-- BEGIN Supplied data --

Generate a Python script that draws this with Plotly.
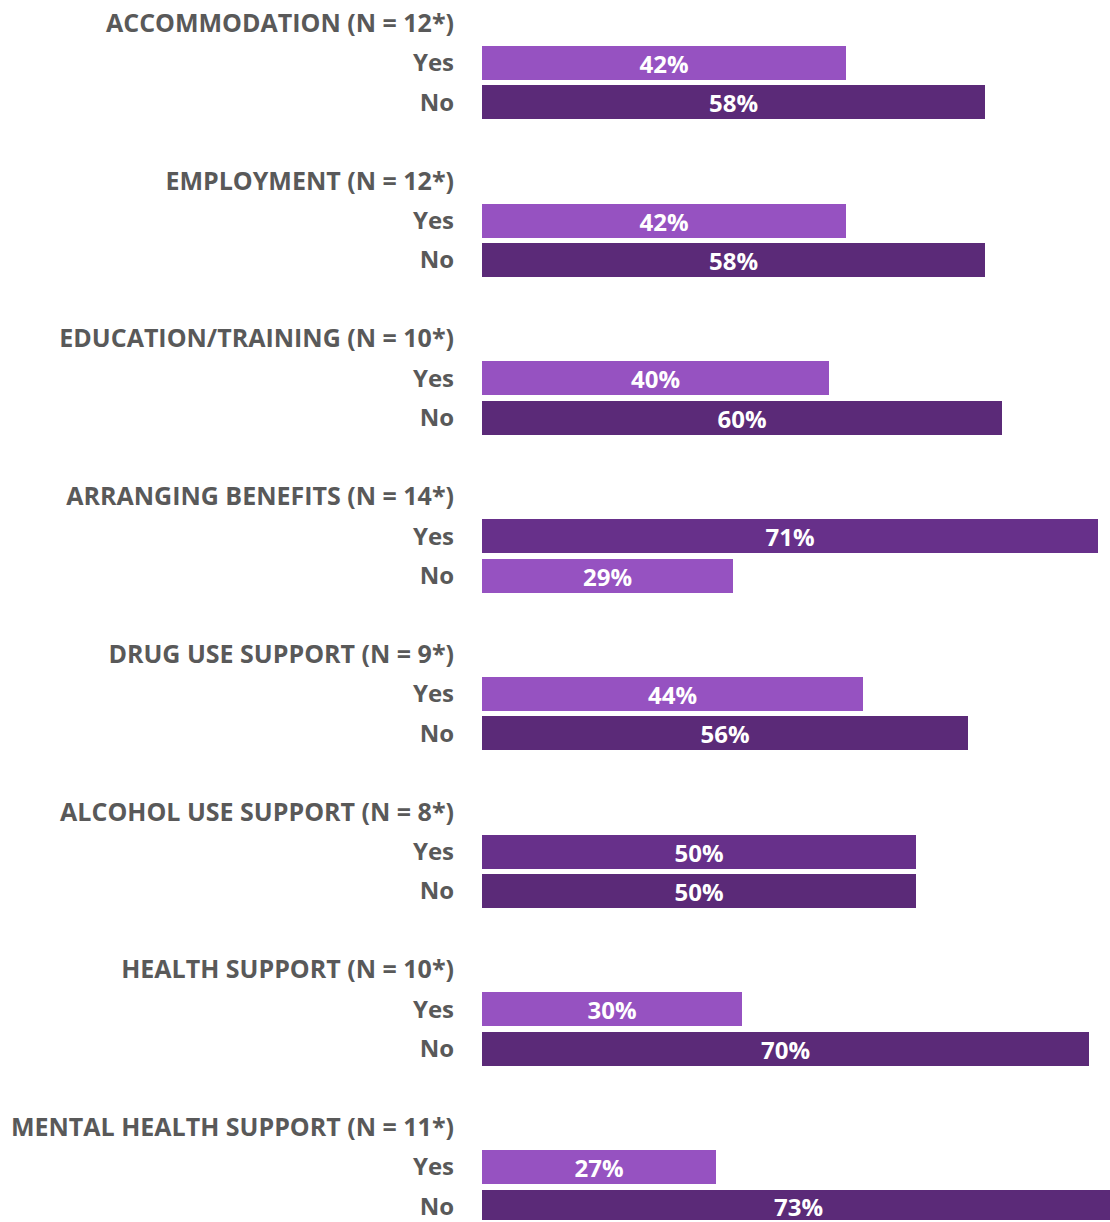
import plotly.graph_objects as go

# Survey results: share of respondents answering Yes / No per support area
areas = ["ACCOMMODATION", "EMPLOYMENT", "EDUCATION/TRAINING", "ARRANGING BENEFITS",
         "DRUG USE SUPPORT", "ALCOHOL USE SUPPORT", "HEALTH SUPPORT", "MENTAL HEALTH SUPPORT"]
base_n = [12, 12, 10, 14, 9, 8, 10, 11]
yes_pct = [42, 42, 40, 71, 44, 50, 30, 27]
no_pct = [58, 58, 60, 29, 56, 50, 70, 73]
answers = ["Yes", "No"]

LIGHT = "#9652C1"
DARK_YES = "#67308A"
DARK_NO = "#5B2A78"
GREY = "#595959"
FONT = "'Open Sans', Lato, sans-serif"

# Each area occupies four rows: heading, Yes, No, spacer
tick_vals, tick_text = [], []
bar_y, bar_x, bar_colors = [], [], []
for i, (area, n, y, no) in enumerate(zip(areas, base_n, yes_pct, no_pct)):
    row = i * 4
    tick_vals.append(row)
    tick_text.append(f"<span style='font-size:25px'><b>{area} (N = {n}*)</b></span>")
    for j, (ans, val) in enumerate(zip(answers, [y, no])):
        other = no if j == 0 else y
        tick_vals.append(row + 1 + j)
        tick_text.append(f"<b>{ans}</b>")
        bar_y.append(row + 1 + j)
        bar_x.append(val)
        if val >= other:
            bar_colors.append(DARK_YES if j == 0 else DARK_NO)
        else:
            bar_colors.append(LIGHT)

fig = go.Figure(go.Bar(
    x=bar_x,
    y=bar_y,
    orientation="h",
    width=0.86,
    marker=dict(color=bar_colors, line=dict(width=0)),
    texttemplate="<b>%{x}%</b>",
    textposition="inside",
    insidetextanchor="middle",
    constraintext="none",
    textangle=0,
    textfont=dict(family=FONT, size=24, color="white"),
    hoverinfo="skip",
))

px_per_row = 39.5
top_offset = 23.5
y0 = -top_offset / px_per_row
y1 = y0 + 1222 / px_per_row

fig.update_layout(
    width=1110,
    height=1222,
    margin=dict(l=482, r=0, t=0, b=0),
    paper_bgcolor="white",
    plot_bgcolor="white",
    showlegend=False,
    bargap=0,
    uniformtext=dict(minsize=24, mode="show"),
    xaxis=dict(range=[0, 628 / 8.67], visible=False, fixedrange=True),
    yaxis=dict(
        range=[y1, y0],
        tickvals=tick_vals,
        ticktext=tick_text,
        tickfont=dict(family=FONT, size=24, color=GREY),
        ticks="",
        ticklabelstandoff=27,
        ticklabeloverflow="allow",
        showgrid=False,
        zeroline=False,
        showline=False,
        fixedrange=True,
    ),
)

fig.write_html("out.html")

-- END Supplied data --

> [Exercise requirements] Copy out every line of the material above exactly, skipping the pictures.

> [Answer to the problem]
Generate a Python script that draws this with Plotly.
import plotly.graph_objects as go

# Survey results: share of respondents answering Yes / No per support area
areas = ["ACCOMMODATION", "EMPLOYMENT", "EDUCATION/TRAINING", "ARRANGING BENEFITS",
         "DRUG USE SUPPORT", "ALCOHOL USE SUPPORT", "HEALTH SUPPORT", "MENTAL HEALTH SUPPORT"]
base_n = [12, 12, 10, 14, 9, 8, 10, 11]
yes_pct = [42, 42, 40, 71, 44, 50, 30, 27]
no_pct = [58, 58, 60, 29, 56, 50, 70, 73]
answers = ["Yes", "No"]

LIGHT = "#9652C1"
DARK_YES = "#67308A"
DARK_NO = "#5B2A78"
GREY = "#595959"
FONT = "'Open Sans', Lato, sans-serif"

# Each area occupies four rows: heading, Yes, No, spacer
tick_vals, tick_text = [], []
bar_y, bar_x, bar_colors = [], [], []
for i, (area, n, y, no) in enumerate(zip(areas, base_n, yes_pct, no_pct)):
    row = i * 4
    tick_vals.append(row)
    tick_text.append(f"<span style='font-size:25px'><b>{area} (N = {n}*)</b></span>")
    for j, (ans, val) in enumerate(zip(answers, [y, no])):
        other = no if j == 0 else y
        tick_vals.append(row + 1 + j)
        tick_text.append(f"<b>{ans}</b>")
        bar_y.append(row + 1 + j)
        bar_x.append(val)
        if val >= other:
            bar_colors.append(DARK_YES if j == 0 else DARK_NO)
        else:
            bar_colors.append(LIGHT)

fig = go.Figure(go.Bar(
    x=bar_x,
    y=bar_y,
    orientation="h",
    width=0.86,
    marker=dict(color=bar_colors, line=dict(width=0)),
    texttemplate="<b>%{x}%</b>",
    textposition="inside",
    insidetextanchor="middle",
    constraintext="none",
    textangle=0,
    textfont=dict(family=FONT, size=24, color="white"),
    hoverinfo="skip",
))

px_per_row = 39.5
top_offset = 23.5
y0 = -top_offset / px_per_row
y1 = y0 + 1222 / px_per_row

fig.update_layout(
    width=1110,
    height=1222,
    margin=dict(l=482, r=0, t=0, b=0),
    paper_bgcolor="white",
    plot_bgcolor="white",
    showlegend=False,
    bargap=0,
    uniformtext=dict(minsize=24, mode="show"),
    xaxis=dict(range=[0, 628 / 8.67], visible=False, fixedrange=True),
    yaxis=dict(
        range=[y1, y0],
        tickvals=tick_vals,
        ticktext=tick_text,
        tickfont=dict(family=FONT, size=24, color=GREY),
        ticks="",
        ticklabelstandoff=27,
        ticklabeloverflow="allow",
        showgrid=False,
        zeroline=False,
        showline=False,
        fixedrange=True,
    ),
)

fig.write_html("out.html")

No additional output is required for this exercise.